I have been throwing around the idea of joining Masters swimming for a while now, not because I want to be super fast (lie) or swim in meets (another lie) or even win races (yep, that's a lie, too), but because in the last few years of training for triathlons, I have rediscovered just how much I love being in the water (that's the truth).  It's like I was born to be there.

I don't have the benefit of a childhood filled with hours of swim practices, dry lands, and swim meets to quell my idealized and romantic notions of the sport of swimming.  I came late to the party, and only enjoyed the briefest time as part of an organized club and team.  And even after being a swim mom for the past few years, and spending pretty much half of every single weekday driving one kid to one pool then the other kid to another pool and then BACK to the first pool to pick the first kid up, and also sitting through the hell that is a weekend swim meet, not to mention practically mortgaging my house for practice fees, meet entries, fundraising, kick boards, goggles, paddles, buoys, caps, swimsuits, drag suits, gear bags, fins, team t-shirts, team sweatshirts, and hotel rooms for travel meets, I am still not disillusioned by swimming.  But, I digress.

Back to last night's Masters trial.  My husband and I surrendered ourselves to our wide-eyed coach (Well, I did. More on husbands reticence in a bit), and as he outlined the workout he would have us do, I realized how ignorant I was to all of the drill and interval terms - base, drill, descend, build - that are part of my own kids' vernacular.  After getting clarification and then MORE clarification, we were sent off to drill, build, kick, and descend for the next hour.  I have to say, that even though I found myself worried the entire time that the coach was shaking his head, face palming, and even wondering why he was wasting his time trying to teach this old dog any kind of new trick, I had a fantastic time.

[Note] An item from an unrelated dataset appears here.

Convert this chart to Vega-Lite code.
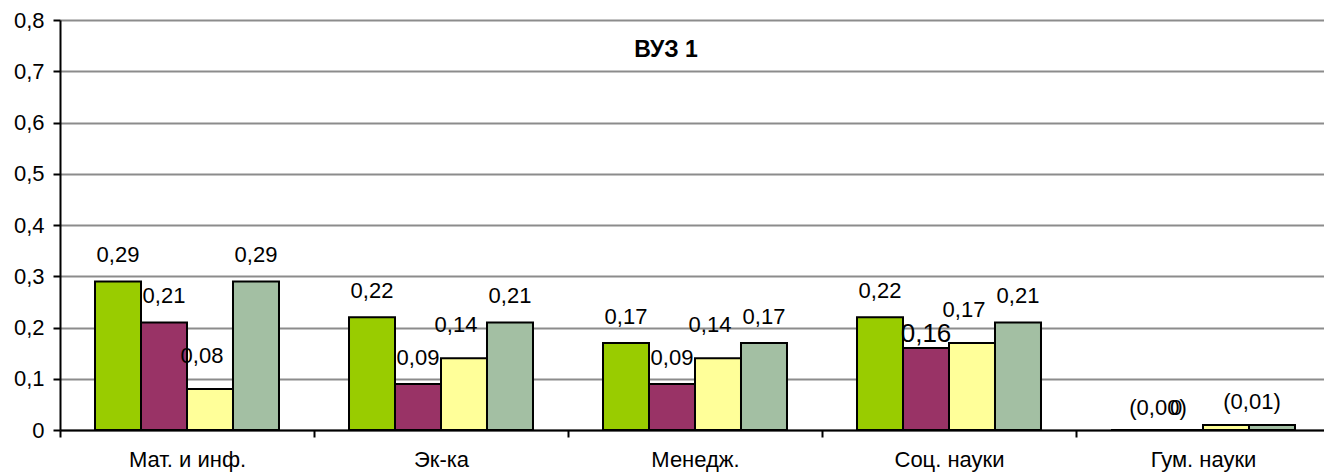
{
  "$schema": "https://vega.github.io/schema/vega-lite/v6.json",
  "autosize": {"type": "none"},
  "width": 1270,
  "height": 410,
  "padding": {"left": 60, "top": 20, "right": 0, "bottom": 42},
  "background": "white",
  "title": {
    "text": "ВУЗ 1",
    "font": "Liberation Sans",
    "fontSize": 23,
    "fontWeight": "bold",
    "color": "black",
    "anchor": "middle",
    "frame": "group",
    "baseline": "alphabetic",
    "offset": 0,
    "dx": -29,
    "dy": 71
  },
  "config": {
    "view": {"stroke": null},
    "font": "Liberation Sans",
    "text": {"font": "Liberation Sans", "fontSize": 22, "color": "black", "baseline": "middle", "align": "center"}
  },
  "data": {
    "values": [
      {"cat": "Мат. и инф.", "series": "Ряд 1", "value": 0.29, "label": "0,29"},
      {"cat": "Мат. и инф.", "series": "Ряд 2", "value": 0.21, "label": "0,21"},
      {"cat": "Мат. и инф.", "series": "Ряд 3", "value": 0.08, "label": "0,08"},
      {"cat": "Мат. и инф.", "series": "Ряд 4", "value": 0.29, "label": "0,29"},
      {"cat": "Эк-ка", "series": "Ряд 1", "value": 0.22, "label": "0,22"},
      {"cat": "Эк-ка", "series": "Ряд 2", "value": 0.09, "label": "0,09"},
      {"cat": "Эк-ка", "series": "Ряд 3", "value": 0.14, "label": "0,14"},
      {"cat": "Эк-ка", "series": "Ряд 4", "value": 0.21, "label": "0,21"},
      {"cat": "Менедж.", "series": "Ряд 1", "value": 0.17, "label": "0,17"},
      {"cat": "Менедж.", "series": "Ряд 2", "value": 0.09, "label": "0,09"},
      {"cat": "Менедж.", "series": "Ряд 3", "value": 0.14, "label": "0,14"},
      {"cat": "Менедж.", "series": "Ряд 4", "value": 0.17, "label": "0,17"},
      {"cat": "Соц. науки", "series": "Ряд 1", "value": 0.22, "label": "0,22"},
      {"cat": "Соц. науки", "series": "Ряд 2", "value": 0.16, "label": "0,16"},
      {"cat": "Соц. науки", "series": "Ряд 3", "value": 0.17, "label": "0,17"},
      {"cat": "Соц. науки", "series": "Ряд 4", "value": 0.21, "label": "0,21"},
      {"cat": "Гум. науки", "series": "Ряд 1", "value": 0, "label": "(0,00)"},
      {"cat": "Гум. науки", "series": "Ряд 2", "value": 0, "label": "0"},
      {"cat": "Гум. науки", "series": "Ряд 3", "value": 0.01, "label": ""},
      {"cat": "Гум. науки", "series": "Ряд 4", "value": 0.01, "label": "(0,01)"}
    ]
  },
  "encoding": {
    "x": {
      "field": "cat",
      "type": "nominal",
      "sort": null,
      "scale": {"paddingInner": 0, "paddingOuter": 0},
      "axis": {
        "title": null,
        "labelAngle": 0,
        "tickBand": "extent",
        "labelFont": "Liberation Sans",
        "labelFontSize": 22,
        "labelColor": "black",
        "labelPadding": 12,
        "domainColor": "black",
        "domainWidth": 2,
        "tickColor": "black",
        "tickWidth": 2,
        "tickSize": 7,
        "grid": false
      }
    },
    "xOffset": {
      "field": "series",
      "type": "nominal",
      "sort": null,
      "scale": {"paddingInner": 0, "paddingOuter": 0.761}
    },
    "y": {
      "field": "value",
      "type": "quantitative",
      "scale": {"domain": [0, 0.8], "nice": false},
      "axis": {
        "title": null,
        "values": [0, 0.1, 0.2, 0.3, 0.4, 0.5, 0.6, 0.7, 0.8],
        "labelExpr": "replace(format(datum.value, '.1~f'), '.', ',')",
        "labelFont": "Liberation Sans",
        "labelFontSize": 22,
        "labelColor": "black",
        "labelPadding": 9,
        "domainColor": "black",
        "domainWidth": 2,
        "tickColor": "black",
        "tickWidth": 2,
        "tickSize": 7,
        "grid": true,
        "gridColor": "#8c8c8c",
        "gridWidth": 2
      }
    }
  },
  "layer": [
    {
      "mark": {"type": "bar", "stroke": "black", "strokeWidth": 2},
      "encoding": {
        "color": {
          "field": "series",
          "type": "nominal",
          "legend": null,
          "scale": {
            "domain": ["Ряд 1", "Ряд 2", "Ряд 3", "Ряд 4"],
            "range": ["#99CC00", "#993366", "#FFFF99", "#A3BFA3"]
          }
        }
      }
    },
    {
      "transform": [{"filter": "datum.cat != 'Гум. науки' && datum.series != 'Ряд 3' && !(datum.cat == 'Соц. науки' && datum.series == 'Ряд 2')"}],
      "mark": {"type": "text", "dy": -26},
      "encoding": {"text": {"field": "label"}}
    },
    {
      "transform": [{"filter": "datum.cat != 'Гум. науки' && datum.series == 'Ряд 3'"}],
      "mark": {"type": "text", "dy": -33, "dx": -8},
      "encoding": {"text": {"field": "label"}}
    },
    {
      "transform": [{"filter": "datum.cat == 'Соц. науки' && datum.series == 'Ряд 2'"}],
      "mark": {"type": "text", "dy": -14, "fontSize": 26},
      "encoding": {"text": {"field": "label"}}
    },
    {
      "transform": [{"filter": "datum.cat == 'Гум. науки' && datum.series == 'Ряд 1'"}],
      "mark": {"type": "text", "dy": -22, "dx": 24},
      "encoding": {"text": {"field": "label"}}
    },
    {
      "transform": [{"filter": "datum.cat == 'Гум. науки' && datum.series == 'Ряд 2'"}],
      "mark": {"type": "text", "dy": -22, "dx": -4},
      "encoding": {"text": {"field": "label"}}
    },
    {
      "transform": [{"filter": "datum.cat == 'Гум. науки' && datum.series == 'Ряд 4'"}],
      "mark": {"type": "text", "dy": -23, "dx": -20},
      "encoding": {"text": {"field": "label"}}
    }
  ]
}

I realized that, despite my personality, which tends to be headstrong, stubborn, and pretty omniscient (don't I sound like great fun to live with?), I actually respond really well to coaching and critiquing.  I guess it is because I have an openness to getting better, to knowing more about the strokes and how to get faster, that it doesn't bother me to be told not to bring my knees up during breaststroke and that I don't roll enough when I swim the crawl.  And I think I was even like that back in my pissy teenaged days, too.

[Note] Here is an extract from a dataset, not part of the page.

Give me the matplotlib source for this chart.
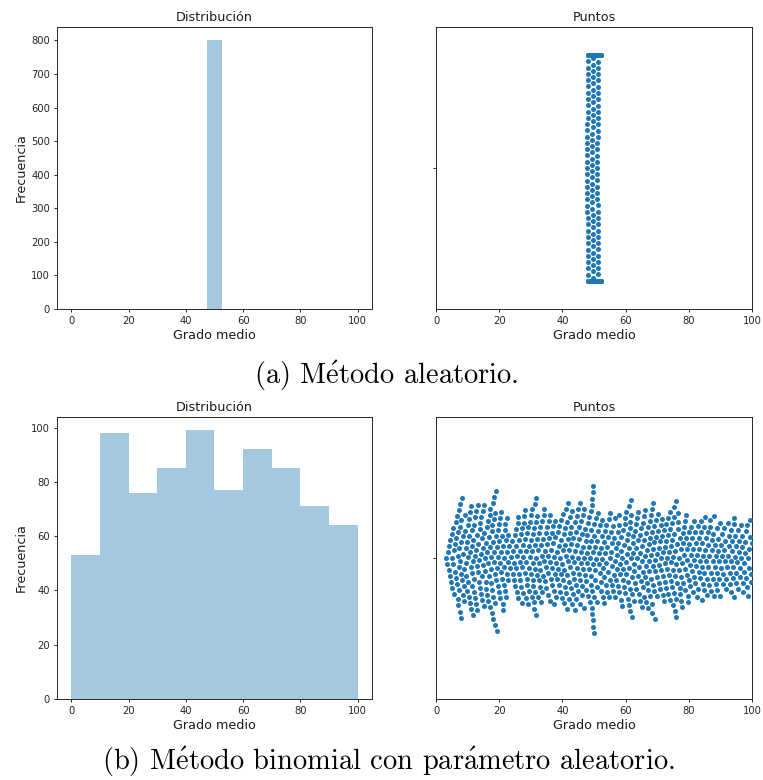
import numpy as np
import matplotlib
matplotlib.use("Agg")
import matplotlib.pyplot as plt
import seaborn as sns

# Método aleatorio: grado medio agrupado en intervalos de 0.5
grado_a_inicio = [47.75, 48.25, 48.75, 49.25, 49.75, 50.25, 50.75, 51.25, 51.75]
grado_a_conteo = [40, 90, 120, 140, 140, 120, 90, 45, 15]

# Método binomial con parámetro aleatorio: conteos por unidad de grado medio (0..99)
grado_b_inicio = list(range(100))
grado_b_conteo = [
    0, 0, 0, 3, 6, 7, 8, 13, 9, 7,
    10, 10, 10, 8, 10, 8, 9, 11, 13, 9,
    9, 9, 8, 3, 6, 8, 8, 8, 9, 8,
    10, 12, 8, 8, 8, 8, 8, 8, 7, 8,
    9, 10, 9, 9, 9, 10, 9, 8, 8, 18,
    8, 7, 8, 8, 7, 8, 7, 8, 8, 8,
    9, 12, 8, 8, 8, 9, 9, 9, 12, 8,
    8, 8, 8, 8, 9, 12, 8, 8, 8, 8,
    7, 7, 7, 7, 8, 7, 7, 7, 7, 7,
    6, 6, 6, 7, 8, 6, 6, 6, 7, 6,
]

bins_a = [47.5, 52.5]
bins_b = np.arange(0, 101, 10)
ticks_x = [0, 20, 40, 60, 80, 100]

titulos = ["Distribución", "Puntos"]
etiqueta_x = "Grado medio"
etiqueta_y = "Frecuencia"
leyendas = ["(a) M$\\acute{\\mathrm{e}}$todo aleatorio.",
            "(b) M$\\acute{\\mathrm{e}}$todo binomial con par$\\acute{\\mathrm{a}}$metro aleatorio."]


def expandir(inicios, conteos, ancho):
    # reparte cada conteo dentro de su intervalo
    valores = []
    for x0, n in zip(inicios, conteos):
        if n > 0:
            valores.extend(x0 + ancho * (np.arange(n) + 0.5) / n)
    return np.array(valores)


grado_a = expandir(grado_a_inicio, grado_a_conteo, 0.5)
grado_b = expandir(grado_b_inicio, grado_b_conteo, 1.0)

plt.rcParams.update({
    "axes.linewidth": 0.7,
    "axes.edgecolor": "#262626",
    "xtick.major.size": 2.5,
    "ytick.major.size": 2.5,
    "xtick.major.width": 0.7,
    "ytick.major.width": 0.7,
    "xtick.major.pad": 2.5,
    "ytick.major.pad": 2.5,
    "xtick.labelsize": 7.2,
    "ytick.labelsize": 7.2,
    "xtick.color": "#262626",
    "ytick.color": "#262626",
    "axes.labelsize": 9.2,
    "axes.titlesize": 9.2,
    "axes.titlepad": 4.3,
    "axes.labelpad": 2.5,
    "text.color": "#1a1a1a",
    "axes.labelcolor": "#1a1a1a",
    "mathtext.fontset": "cm",
})

W, H = 763, 780
fig = plt.figure(figsize=(W / 100, H / 100), dpi=100)


def caja(x0, y0, x1, y1):
    return [x0 / W, 1 - y1 / H, (x1 - x0) / W, (y1 - y0) / H]


filas = [
    (grado_a, bins_a, [0, 100, 200, 300, 400, 500, 600, 700, 800], 27, 309),
    (grado_b, bins_b, [0, 20, 40, 60, 80, 100], 417, 699),
]

enjambres = []
for datos, bins, ticks_y, y0, y1 in filas:
    # histograma
    ax = fig.add_axes(caja(57, y0, 372, y1))
    ax.hist(datos, bins=bins, color="#1f77b4", alpha=0.4)
    ax.set_xlim(-5, 105)
    ax.set_xticks(ticks_x)
    ax.set_yticks(ticks_y)
    ax.set_title(titulos[0])
    ax.set_xlabel(etiqueta_x)
    ax.set_ylabel(etiqueta_y)

    # enjambre de puntos (se coloca con un tamaño algo mayor que el dibujado)
    ax2 = fig.add_axes(caja(436, y0, 752, y1))
    sns.swarmplot(x=datos, ax=ax2, size=4.3, color="#1f77b4")
    ax2.set_xlim(0, 100)
    ax2.set_ylim(0.5, -0.5)
    ax2.set_xticks(ticks_x)
    ax2.set_yticks([0])
    ax2.set_yticklabels([""])
    ax2.set_title(titulos[1])
    ax2.set_xlabel(etiqueta_x)
    ax2.set_ylabel("")
    enjambres.append(ax2)

fuente = ["cmr10", "DejaVu Serif"]
fig.text(386 / W, 1 - 376 / H, leyendas[0], ha="center", va="center",
         fontsize=20.5, family=fuente, color="black")
fig.text(388 / W, 1 - 762 / H, leyendas[1], ha="center", va="center",
         fontsize=20.5, family=fuente, color="black")

# fija las posiciones del enjambre y ajusta el tamaño de los puntos
fig.canvas.draw()
for ax2 in enjambres:
    for coll in ax2.collections:
        if "draw" in coll.__dict__:
            del coll.draw
        coll.set_sizes([13])

fig.savefig("out.png", dpi=100)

My husband, however, is a completely different story.  Though he was perfectly willing to succumb to the expertise of a coach (and one that is LITERALLY half our age at that), once the down and dirty instruction started happening, he clammed up and acted really reluctant to heed any advice or instruction.  This surprised me somewhat, because I've always thought of my husband as a pretty open guy.  But when the coach gave him some tips on keeping his legs together when kicking and to use his feet in a less, um, spastic, manner well, he wasn't having any of that.  Head shaking, eye rolling, and downright ignoring followed, and I began to wonder why he was being so closed off to the idea of getting an outsider's viewpoint.  He's the one who always says he wishes someone could watch him swim and tell him what he's doing wrong (MY opinion on that does not count, because I have offered it more than a few times).

After we finished the workout, my husband acted totally annoyed. "I got NO feedback." "That was NOT what I expected." Yes, he did get feedback, but you can't receive something that you are not open to.  And it wasn't what he had expected because it was something new, and again, he was not open to it.

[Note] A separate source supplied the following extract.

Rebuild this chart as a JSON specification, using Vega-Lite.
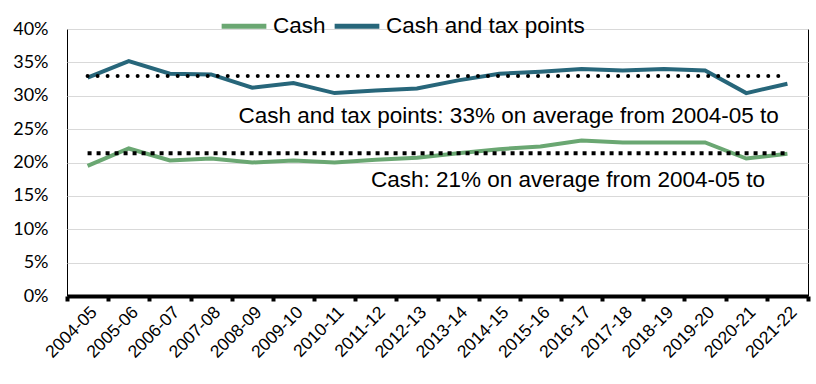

I suppose some people can be coached, and some people try to rebel against it.  Is it an ego thing?  Possibly.  In my situation, I think there really was a reversal of roles where I, the one who usually thinks she knows it all, welcomed the coaching with open arms and where my husband, the more "agreeable" of the pair, shut his mind off to any feedback and criticism completely.

When it comes to being coached, where does your ego land? Are you coachable or not?